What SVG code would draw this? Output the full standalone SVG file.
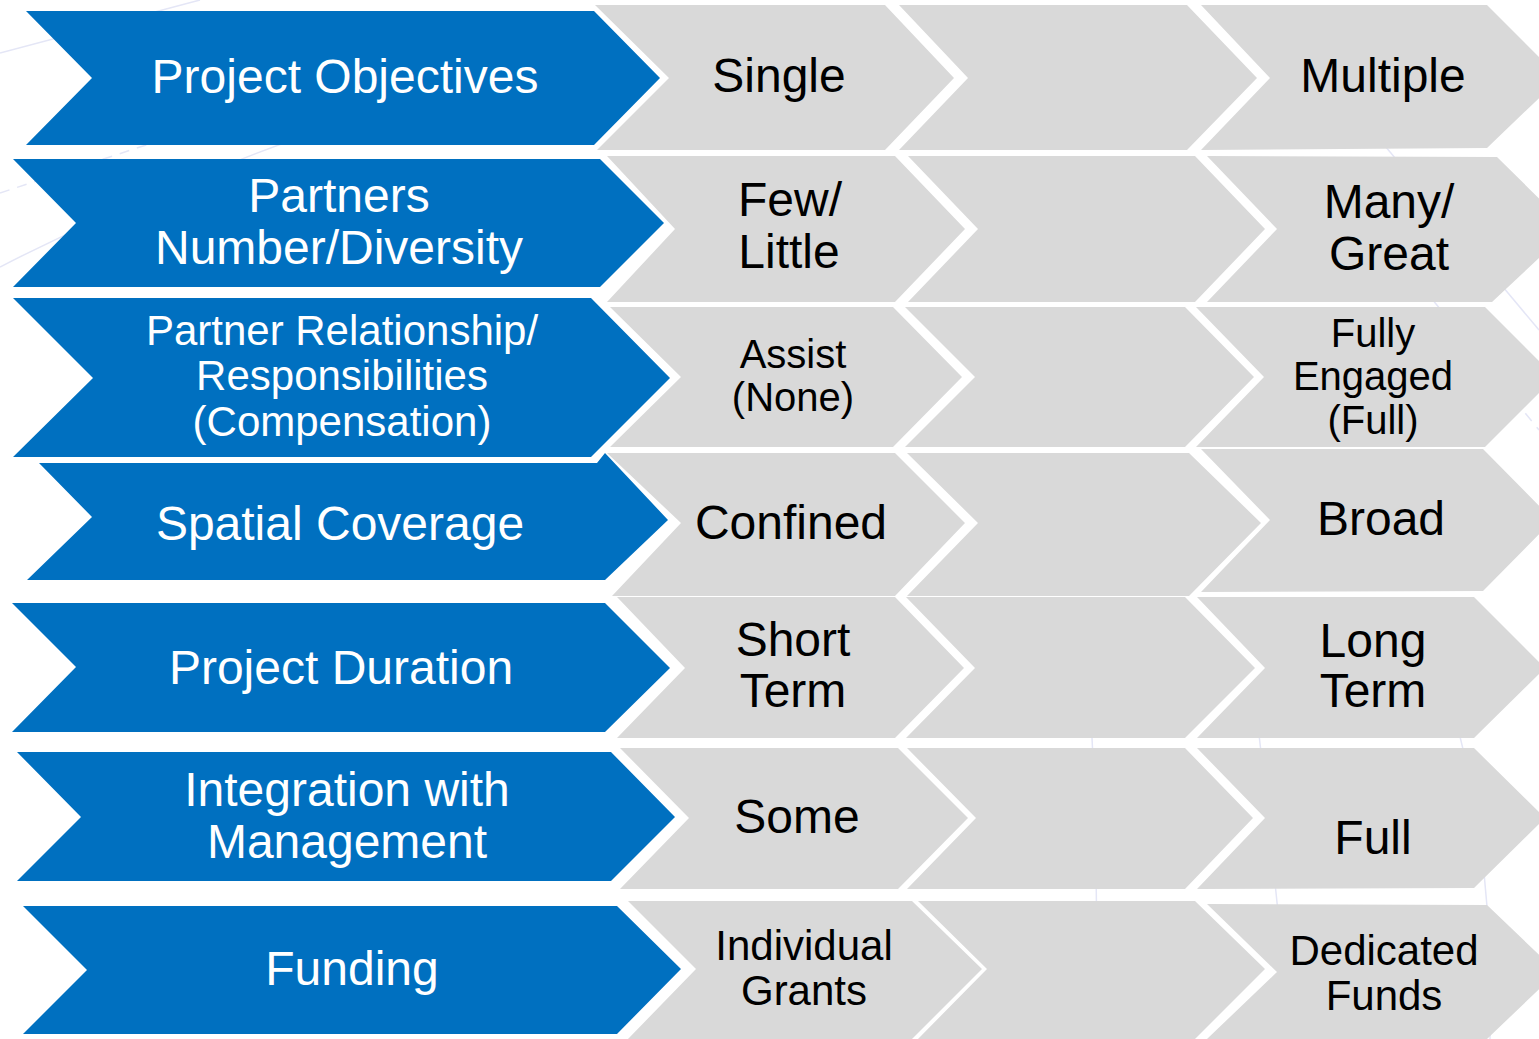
<svg xmlns="http://www.w3.org/2000/svg" width="1539" height="1039" viewBox="0 0 1539 1039">
<style>
.bg{fill:none;stroke:#E4E6F6;stroke-width:1.5}
.dash{stroke-dasharray:10 8}
.blue{fill:#0070C0}
.grey{fill:#D9D9D9}
text{font-family:"Liberation Sans",Arial,sans-serif;text-anchor:middle}
.bt{fill:#FFFFFF;font-size:48px}
.bt3{fill:#FFFFFF;font-size:42px}
.gt{fill:#000000;font-size:48px}
.gt40{fill:#000000;font-size:40px}
.gt42{fill:#000000;font-size:42px}
</style>
<rect width="1539" height="1039" fill="#FFFFFF"/>
<g id="background-lines">
<path class="bg" d="M0,53 L200,0"/>
<path class="bg" d="M0,267 Q150,190 320,130"/>
<path class="bg dash" d="M0,193 L420,55"/>
<path class="bg" d="M1380,140 L1539,330"/>
<path class="bg dash" d="M1400,260 L1539,430"/>
<path class="bg" d="M1090,700 Q1100,870 1095,1039"/>
<path class="bg" d="M1255,700 Q1275,870 1290,1039"/>
<path class="bg" d="M1450,700 Q1495,850 1490,1039"/>
</g>
<g id="connectors"></g>
<g id="row1">
<g id="node-project-objectives"><polygon class="blue" points="26,11 594,11 660,78 594,145 26,145 92,78"/><text class="bt" x="345" y="93">Project Objectives</text></g>
<g id="node-single"><polygon class="grey" points="595,5 885,5 954,78 885,150 597,150 669,78"/><text class="gt" x="779" y="92">Single</text></g>
<g id="node-r1-mid"><polygon class="grey" points="899,5 1187,5 1257,78 1187,150 899,150 968,78"/></g>
<g id="node-multiple"><polygon class="grey" points="1201,5 1487,5 1560,78 1487,148 1201,150 1270,78"/><text class="gt" x="1383" y="92">Multiple</text></g>
</g>
<g id="row2">
<g id="node-partners"><polygon class="blue" points="13,159 600,159 664,223 600,287 13,287 76,223"/><text class="bt" x="339" y="212">Partners</text><text class="bt" x="339" y="264">Number/Diversity</text></g>
<g id="node-few"><polygon class="grey" points="607,156 895,156 965,229 895,302 607,302 675,229"/><text class="gt" x="790" y="216">Few/</text><text class="gt" x="789" y="268">Little</text></g>
<g id="node-r2-mid"><polygon class="grey" points="908,156 1195,156 1265,229 1195,302 908,302 978,229"/></g>
<g id="node-many"><polygon class="grey" points="1207,156 1497,157 1570,229 1492,302 1207,302 1277,229"/><text class="gt" x="1389" y="218">Many/</text><text class="gt" x="1389" y="270">Great</text></g>
</g>
<g id="row3">
<g id="node-partner-relationship"><polygon class="blue" points="13,298 591,298 670,378 591,457 13,457 93,378"/><text class="bt3" x="342" y="345">Partner Relationship/</text><text class="bt3" x="342" y="390">Responsibilities</text><text class="bt3" x="342" y="436">(Compensation)</text></g>
<g id="node-assist"><polygon class="grey" points="610,307 893,307 962,377 893,447 610,447 681,377"/><text class="gt40" x="793" y="368">Assist</text><text class="gt40" x="793" y="411">(None)</text></g>
<g id="node-r3-mid"><polygon class="grey" points="905,307 1185,307 1254,377 1185,447 905,447 975,377"/></g>
<g id="node-fully"><polygon class="grey" points="1196,307 1485,307 1555,377 1485,447 1196,447 1264,377"/><text class="gt40" x="1373" y="347">Fully</text><text class="gt40" x="1373" y="390">Engaged</text><text class="gt40" x="1373" y="434">(Full)</text></g>
</g>
<g id="row4">
<g id="node-spatial"><polygon class="blue" points="39,463 597,463 605,453 668,520 605,580 27,580 92,517"/><text class="bt" x="340" y="540">Spatial Coverage</text></g>
<g id="node-confined"><polygon class="grey" points="607,453 895,453 965,523 895,596 612,596 681,523"/><text class="gt" x="791" y="539">Confined</text></g>
<g id="node-r4-mid"><polygon class="grey" points="907,453 1189,453 1261,523 1189,596 907,596 978,523"/></g>
<g id="node-broad"><polygon class="grey" points="1201,449 1483,449 1553,520 1483,591 1201,592 1270,520"/><text class="gt" x="1381" y="535">Broad</text></g>
</g>
<g id="row5">
<g id="node-duration"><polygon class="blue" points="12,603 605,603 670,668 605,732 12,732 76,667"/><text class="bt" x="341" y="684">Project Duration</text></g>
<g id="node-short"><polygon class="grey" points="617,597 895,597 964,668 895,738 617,738 685,668"/><text class="gt" x="793" y="656">Short</text><text class="gt" x="793" y="707">Term</text></g>
<g id="node-r5-mid"><polygon class="grey" points="906,597 1185,597 1255,668 1185,738 906,738 975,668"/></g>
<g id="node-long"><polygon class="grey" points="1197,597 1474,597 1545,668 1474,738 1197,738 1265,668"/><text class="gt" x="1373" y="657">Long</text><text class="gt" x="1373" y="707">Term</text></g>
</g>
<g id="row6">
<g id="node-integration"><polygon class="blue" points="17,752 611,752 675,817 611,881 17,881 81,817"/><text class="bt" x="347" y="806">Integration with</text><text class="bt" x="347" y="858">Management</text></g>
<g id="node-some"><polygon class="grey" points="620,748 898,748 968,818 898,889 620,889 689,818"/><text class="gt" x="797" y="833">Some</text></g>
<g id="node-r6-mid"><polygon class="grey" points="907,748 1185,748 1253,818 1185,889 907,889 976,818"/></g>
<g id="node-full"><polygon class="grey" points="1197,748 1474,748 1545,818 1474,888 1197,889 1265,818"/><text class="gt" x="1373" y="854">Full</text></g>
</g>
<g id="row7">
<g id="node-funding"><polygon class="blue" points="23,906 617,906 681,969 617,1034 23,1034 87,970"/><text class="bt" x="352" y="985">Funding</text></g>
<g id="node-individual"><polygon class="grey" points="628,901 912,901 982,969 912,1039 628,1039 696,969"/><text class="gt42" x="804" y="960">Individual</text><text class="gt42" x="804" y="1005">Grants</text></g>
<g id="node-r7-mid"><polygon class="grey" points="918,901 1195,901 1265,969 1195,1039 918,1039 987,969"/></g>
<g id="node-dedicated"><polygon class="grey" points="1207,904 1487,905 1557,972 1487,1039 1207,1039 1277,972"/><text class="gt42" x="1384" y="965">Dedicated</text><text class="gt42" x="1384" y="1010">Funds</text></g>
</g>
</svg>
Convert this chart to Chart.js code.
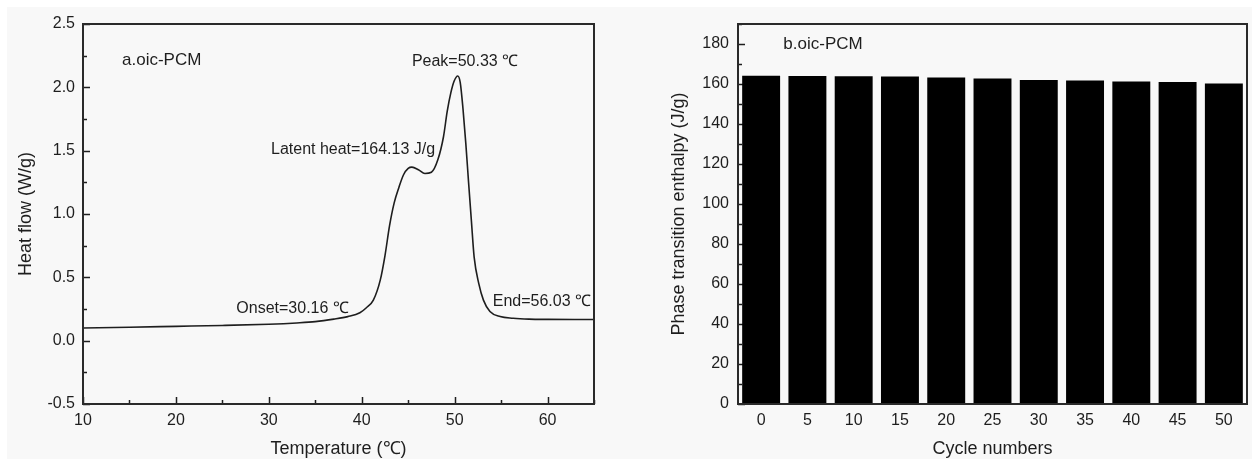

- [Set problem]
Answer with one number: how many lines in the listing hold "code".

- [Complete answer]
2